The Information Network Security Administration or INSA () is the national signals intelligence and cybersecurity agency of Ethiopia, founded by Abiy Ahmed when the Ethiopian People's Revolutionary Democratic Front (EPRDF) was the ruling party of Ethiopia.

Creation
The Information Network Security Administration was founded by Abiy Ahmed, who later (in 2018) became Prime Minister of Ethiopia, during the EPRDF's period in power. The legal basis of creating INSA in 2006 was the Council of Ministers Regulation No.130/2006, with goals including defence of Ethiopian information infrastructure.

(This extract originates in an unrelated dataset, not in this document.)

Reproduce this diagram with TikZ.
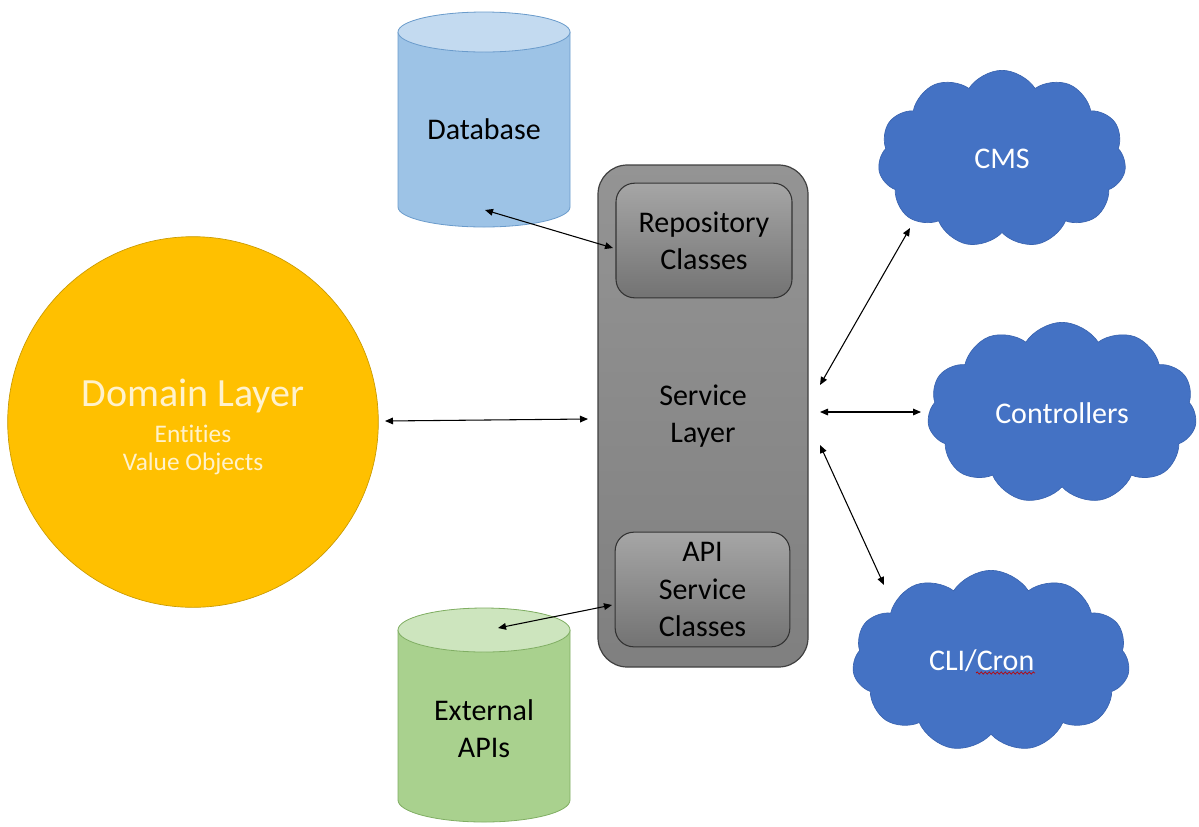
\documentclass[tikz,border=0pt]{standalone}
\usepackage{fontspec}
\setmainfont[RawFeature=-liga]{Carlito}
\usetikzlibrary{shapes.symbols,arrows.meta,decorations.pathmorphing}
\definecolor{gold}{HTML}{FFC000}
\definecolor{goldline}{HTML}{C99A00}
\definecolor{cream}{HTML}{FFF2CC}
\definecolor{dbbody}{HTML}{9DC3E6}
\definecolor{dbtop}{HTML}{C3DAF0}
\definecolor{dbline}{HTML}{6A9BCB}
\definecolor{apibody}{HTML}{A9D18E}
\definecolor{apitop}{HTML}{CDE5BE}
\definecolor{apiline}{HTML}{80AE63}
\definecolor{cloudblue}{HTML}{4472C4}
\definecolor{cloudline}{HTML}{3A64B0}
\tikzset{
  conn/.style={{Triangle[length=6pt,width=5pt]}-{Triangle[length=6pt,width=5pt]}, line width=0.8pt, black},
  txt/.style={font=\fontsize{22.5}{28}\selectfont, align=center},
  cloudnode/.style={cloud, cloud puffs=11, cloud puff arc=115, fill=cloudblue, draw=cloudline, line width=0.5pt, text=white, font=\fontsize{22.5}{28}\selectfont},
  outerbox/.style={draw=black!75, line width=0.9pt, rounded corners=22pt, top color=black!42, bottom color=black!50},
  innerbox/.style={draw=black!80, line width=0.8pt, rounded corners=14pt, top color=black!35, bottom color=black!55},
}
\begin{document}
\begin{tikzpicture}[x=0.75pt,y=-0.75pt]
\useasboundingbox (0,0) rectangle (1199,826);

% Domain layer
\node[circle, fill=gold, draw=goldline, line width=0.5pt, minimum size=278pt] (dom) at (193,422) {};
\node[text=cream, align=center, font=\fontsize{19}{21}\selectfont] (domtxt) at (193,427)
  {{\fontsize{30}{36}\selectfont Domain Layer}\\[6pt] Entities\\ Value Objects};

% Database cylinder
\fill[dbbody] (398,32) -- (398,207) arc[start angle=180,end angle=0,x radius=86,y radius=20]
   -- (570,32) arc[start angle=0,end angle=-180,x radius=86,y radius=20] -- cycle;
\draw[dbline, line width=0.6pt] (398,32) -- (398,207) arc[start angle=180,end angle=0,x radius=86,y radius=20] -- (570,32);
\filldraw[fill=dbtop, draw=dbline, line width=0.6pt] (484,32) ellipse[x radius=86, y radius=20];
\node[txt, minimum width=129pt] (db) at (484,129) {Database};

% External APIs cylinder
\fill[apibody] (398,630) -- (398,800) arc[start angle=180,end angle=0,x radius=86,y radius=22]
   -- (570,630) arc[start angle=0,end angle=-180,x radius=86,y radius=22] -- cycle;
\draw[apiline, line width=0.6pt] (398,630) -- (398,800) arc[start angle=180,end angle=0,x radius=86,y radius=22] -- (570,630);
\filldraw[fill=apitop, draw=apiline, line width=0.6pt] (484,630) ellipse[x radius=86, y radius=22];
\node[txt] (ext) at (484,729) {External\\APIs};

% Service layer
\node[outerbox, minimum width=157.5pt, minimum height=376.5pt, txt] (svc) at (703,416) {Service\\Layer};
\node[innerbox, minimum width=132pt, minimum height=86pt, txt] (repo) at (704,240.5) {Repository\\Classes};
\node[innerbox, minimum width=131pt, minimum height=86pt, txt] (apis) at (702.5,589.5) {API\\Service\\Classes};

% Clouds
\node[cloudnode, aspect=1.4, minimum width=186pt, minimum height=133pt] (cms) at (1002,159) {CMS};
\node[cloudnode, aspect=1.48, minimum width=202pt, minimum height=136pt] (ctrl) at (1062,413) {Controllers};
\node[cloudnode, aspect=1.52, minimum width=208pt, minimum height=136pt] (cli) at (991,661) {CLI/Cron\hspace*{14pt}};
\draw[red!75!black, line width=0.5pt, decorate, decoration={snake, amplitude=0.8pt, segment length=3pt}] (976,673) -- (1035,673);

% connector endpoints
\coordinate (dbp) at (485,210);
\coordinate (repop) at (613,248);
\coordinate (domp) at (385,421);
\coordinate (svcl) at (588,419);
\coordinate (extp) at (498,628);
\coordinate (apip) at (612,605);
\coordinate (r1) at (820,385);
\coordinate (cmsp) at (910,228);
\coordinate (r2) at (820,412);
\coordinate (ctrlp) at (921,412);
\coordinate (r3) at (820,445);
\coordinate (clip) at (884,585);

\draw[conn] (dbp) -- (repop);
\draw[conn] (domp) -- (svcl);
\draw[conn] (extp) -- (apip);
\draw[conn] (r1) -- (cmsp);
\draw[conn] (r2) -- (ctrlp);
\draw[conn] (r3) -- (clip);
\end{tikzpicture}
\end{document}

Among the initial activities of INSA was spying on dissidents among the Ethiopian diaspora using "sophisticated intrusion and surveillance software", and to lay legal charges against journalists and opposition activists and politicians of "treason" and "terrorism".

Legal changes
The Council of Ministers Regulation No.250/2011 and Proclamation No.808/2013 updated the initial legal definitions of INSA.

Leadership and structure
On 20 April 2018, Temesgen Tiruneh was appointed Director-General of INSA. Who later become director of NISS. As of Februarys 2021 the head of INSA was  Shumete Gizaw.

In October 2018, responsibility for INSA was given to the Ministry of Peace. It was reverted back to the office of the prime minister in October 2021.

Password incident
In 2019, INSA was the subject of notoriety when a crack revealed that more than half of a sample of 300 agents were using extremely simple passwords.